The team was fully embedded in project squads, which meant they were doing high-value UX and strategic work—but they couldn’t be everywhere. Product designers, researchers, and marketers regularly needed content support that the team couldn’t always provide in time. Style guides existed but went unread. Inconsistency crept in. Content designers were pulled toward ad hoc proofreading at the expense of discovery and research work.
Content Design Lead Katie Louise Wright selected Writer after months of vendor evaluation, prioritizing security, data privacy, and compliance—non-negotiables for a licensed bank. Writer’s Figma plugin was the decisive feature: it brought the style guide into the tool where designers actually worked, so content guidance appeared in context during prototyping rather than as a separate document to check later. Writer was then expanded via Chrome extensions for email, the Knowledge Graph for research and test-result repositories, and AI apps for script writing, transcript analysis, and SQL assistance. Each team received a dedicated champion and use-case mapping sessions with Writer’s customer success team.
The results were measurable and spread organically. Time spent on content tasks fell by 58%. Employee confidence in writing increased by 50%. Seven distinct teams—including product, UX, legal, marketing, data analytics, and customer support—now use Writer as part of their regular workflows. Content designers freed from ad hoc work shifted toward strategic discovery: problem definition, competitor analysis, user research interviews, and key messaging architecture.

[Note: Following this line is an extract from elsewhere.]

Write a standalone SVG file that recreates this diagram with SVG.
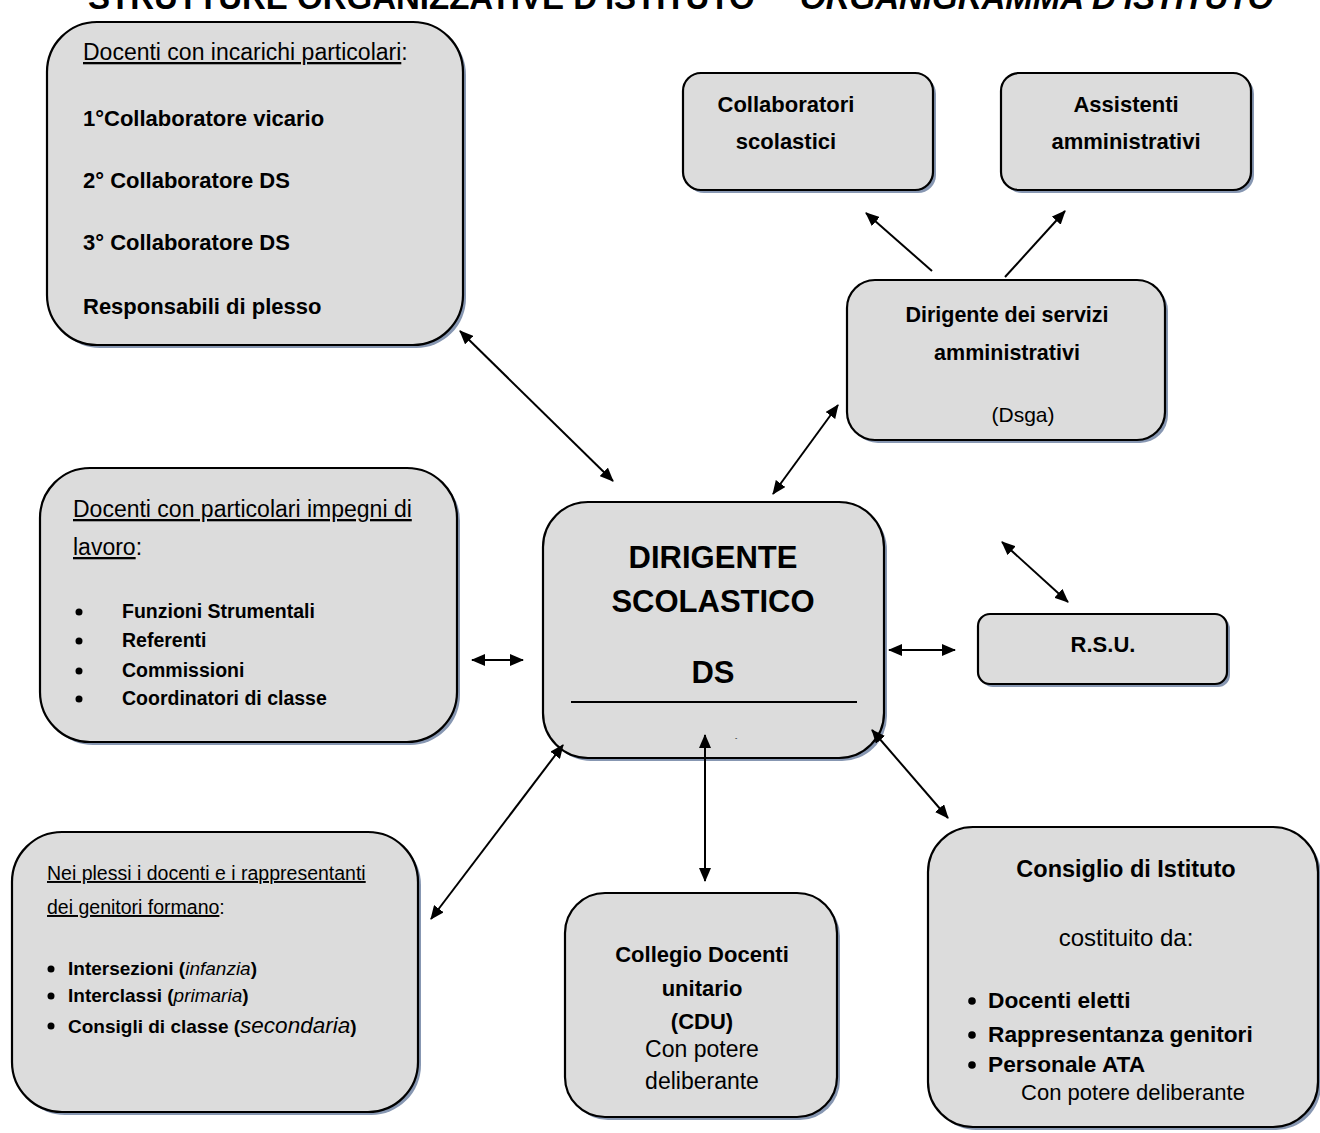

N26 is now building out the Writer Knowledge Graph as a searchable repository for UX insights, marketing research, and A/B test results—giving any team the ability to query the company’s accumulated research with natural language. The platform has moved from a single-team tool to a company-wide content operating system, with power users in multiple departments surfacing novel use cases that even the original implementation team hadn’t anticipated.